Chris Roy, a UMaine graduate student who has been collecting data on marine life on the concrete moorings, said two sets of circular holes have diameters of 2 inches and 3 inches while the bottom-most, rectangular holes are 3 inches high and 6 inches wide. The largest holes, he said, have attracted lobsters as big as 2 pounds. Cod, cunners, sculpin, shrimp, mussels, clams, multiple types of crabs, sea cucumbers and scallops also have turned up in the moorings.

Roy said the holes sometimes get clogged with silt from turbulent weather, but usually they don’t stay clogged for long.

“Lobsters will clear them out,” he said, adding that natural currents often do the same.

Bricknell acknowledged there is no shortage of marine habitat along the Maine coast as a whole, but said that most harbors have a sandy or muddy bottom, neither of which encourages a lot of biodiversity. Any large, heavy object has an adverse impact on whatever habitat it lands on, he said, but the concrete moorings are better suited for getting sea life to return to where it lands.

Granite is like glass and, unlike concrete, is not an easy material for marine plants to attach to, he said, though it does attract some species such as crabs and starfish. The concrete blocks, however, attract marine plants, which then attract small marine organisms such as shrimp, which, in turn, attract larger ones.

“There are well over 50 species we’ve seen on these moorings,” Bricknell said.

Not only do they enhance the harbor habitat, he said, but they also help raise awareness by boat owners about the proximity of sea life. Bricknell said he has heard from mooring owners who have bought underwater cameras that they attach to poles and lower beneath their boats to see what might be living in their mooring.

Data collected during inspection dives show that between three and five lobsters are living in each mooring’s tunnels during the summer, when many lobsters migrate to shallow water, he said.

“Some people are very protective of the animals on their habitat moorings,” Bricknell said.

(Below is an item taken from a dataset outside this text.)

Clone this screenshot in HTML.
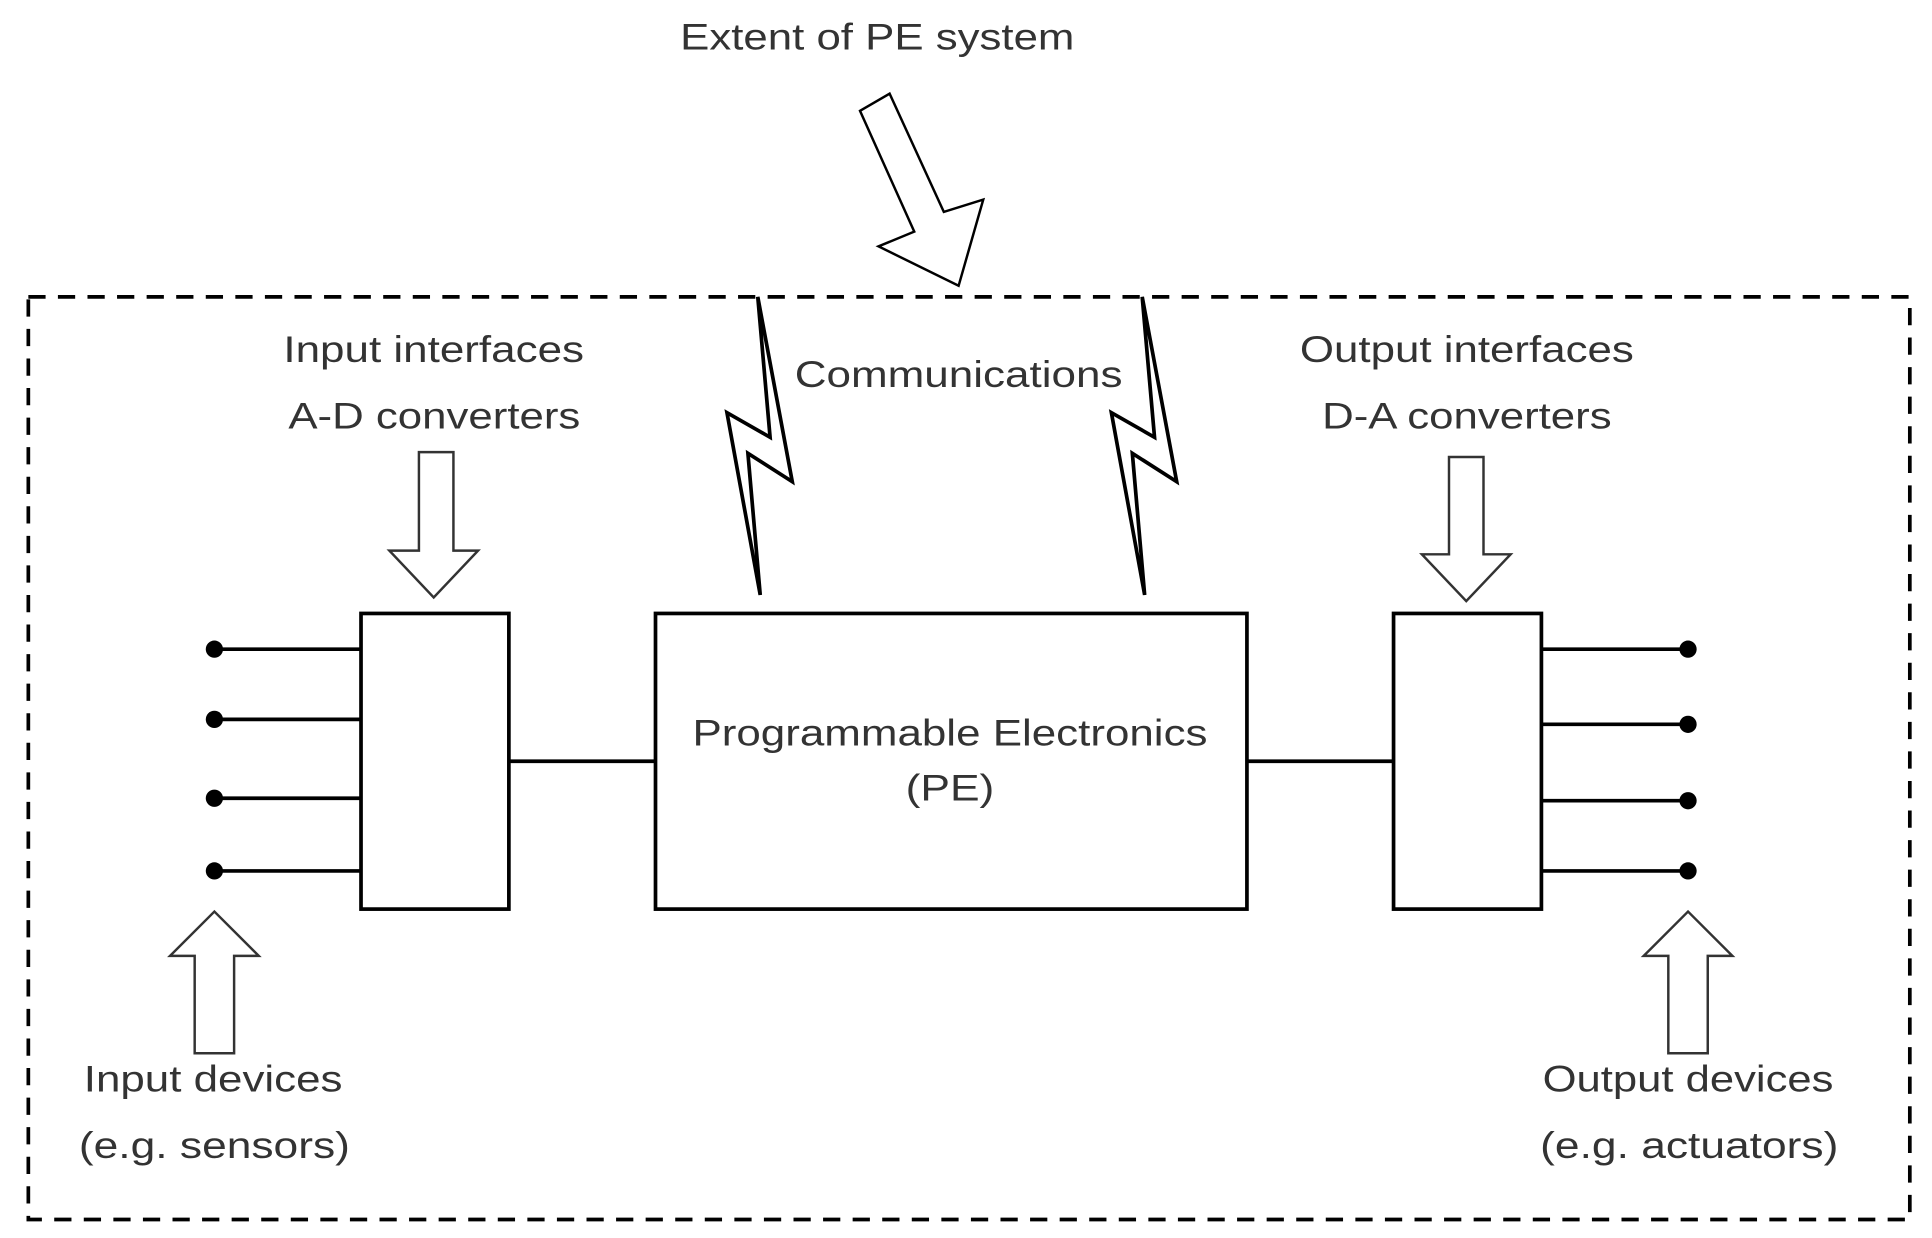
<!DOCTYPE html>
<html><head><meta charset="utf-8"><style>
html,body{margin:0;padding:0;background:#fff;}
svg{display:block;}
text{font-family:"Liberation Sans",sans-serif;font-size:30px;fill:#333;}
</style></head><body>
<svg width="1932" height="1238" viewBox="0 0 1568 1005" preserveAspectRatio="none" xmlns="http://www.w3.org/2000/svg">
<rect x="23" y="241" width="1527" height="749" fill="none" stroke="#000" stroke-width="3" stroke-dasharray="14,10"/>
<text x="552" y="40" textLength="320" lengthAdjust="spacingAndGlyphs">Extent of PE system</text>
<polygon points="698,90 722,76 766,172 798,162 778,232 713,200 742,188" fill="#fff" stroke="#000" stroke-width="2"/>
<polygon points="615,241 643,391 607,368 617,483 590,335 625,355" fill="#fff" stroke="#000" stroke-width="3" stroke-linejoin="miter"/>
<polygon points="927,241 955,391 919,368 929,483 902,335 937,355" fill="#fff" stroke="#000" stroke-width="3" stroke-linejoin="miter"/>
<text x="230" y="294" textLength="244" lengthAdjust="spacingAndGlyphs">Input interfaces</text>
<text x="234" y="348" textLength="237" lengthAdjust="spacingAndGlyphs">A-D converters</text>
<text x="645" y="314" textLength="266" lengthAdjust="spacingAndGlyphs">Communications</text>
<text x="1055" y="294" textLength="271" lengthAdjust="spacingAndGlyphs">Output interfaces</text>
<text x="1073" y="348" textLength="235" lengthAdjust="spacingAndGlyphs">D-A converters</text>
<polygon points="340,367 368,367 368,447 388,447 352,485 316,447 340,447" fill="#fff" stroke="#333" stroke-width="2"/>
<polygon points="1176,371 1204,371 1204,450 1226,450 1190,488 1154,450 1176,450" fill="#fff" stroke="#333" stroke-width="2"/>
<g fill="#fff" stroke="#000" stroke-width="3">
<rect x="293" y="498" width="120" height="240"/>
<rect x="532" y="498" width="480" height="240"/>
<rect x="1131" y="498" width="120" height="240"/>
</g>
<g stroke="#000" stroke-width="3">
<line x1="413" y1="618" x2="532" y2="618"/>
<line x1="1012" y1="618" x2="1131" y2="618"/>
<line x1="174" y1="527" x2="293" y2="527"/>
<line x1="174" y1="584" x2="293" y2="584"/>
<line x1="174" y1="648" x2="293" y2="648"/>
<line x1="174" y1="707" x2="293" y2="707"/>
<line x1="1251" y1="527" x2="1370" y2="527"/>
<line x1="1251" y1="588" x2="1370" y2="588"/>
<line x1="1251" y1="650" x2="1370" y2="650"/>
<line x1="1251" y1="707" x2="1370" y2="707"/>
</g>
<g fill="#000">
<circle cx="174" cy="527" r="7"/><circle cx="174" cy="584" r="7"/><circle cx="174" cy="648" r="7"/><circle cx="174" cy="707" r="7"/>
<circle cx="1370" cy="527" r="7"/><circle cx="1370" cy="588" r="7"/><circle cx="1370" cy="650" r="7"/><circle cx="1370" cy="707" r="7"/>
</g>
<text x="562" y="605" textLength="418" lengthAdjust="spacingAndGlyphs">Programmable Electronics</text>
<text x="735" y="650" textLength="72" lengthAdjust="spacingAndGlyphs">(PE)</text>
<polygon points="174,740 210,776 190,776 190,855 158,855 158,776 138,776" fill="#fff" stroke="#333" stroke-width="2"/>
<polygon points="1370,740 1406,776 1386,776 1386,855 1354,855 1354,776 1334,776" fill="#fff" stroke="#333" stroke-width="2"/>
<text x="68" y="886" textLength="210" lengthAdjust="spacingAndGlyphs">Input devices</text>
<text x="64" y="940" textLength="220" lengthAdjust="spacingAndGlyphs">(e.g. sensors)</text>
<text x="1252" y="886" textLength="236" lengthAdjust="spacingAndGlyphs">Output devices</text>
<text x="1250" y="940" textLength="242" lengthAdjust="spacingAndGlyphs">(e.g. actuators)</text>
</svg>
</body></html>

The reeflike quality of the moorings is not the only bonus they provide, according to Hardison. They weigh more than 4,000 pounds, more than many granite moorings, and are cheaper to buy and easier to maintain, too, he said.

With each habitat mooring, a chain hangs down from a surface buoy and is connected to the block with a removable metal rod that locks in place through the center of the mooring.

The rods slide through a link in the chain to keep it in place and are easily replaceable, Hardison said. Metal loops or “staples” in a granite block are not so easy to replace when they eventually corrode in the salt water, he added.

A granite mooring can run more than $1,200, Hardison said, while an HMS mooring costs less than $900.

Murphy, the harbor master, said that he has had boat owners ask him about the concrete habitat moorings. He said there are roughly 300 moorings in Northeast Harbor, most of which, if not all, are traditional granite blocks. Northeast Harbor, where Murphy’s office is located, attracts a lot of large, recreational boat traffic from late spring through early fall.

“A lot of people express interest in the idea,” Murphy said.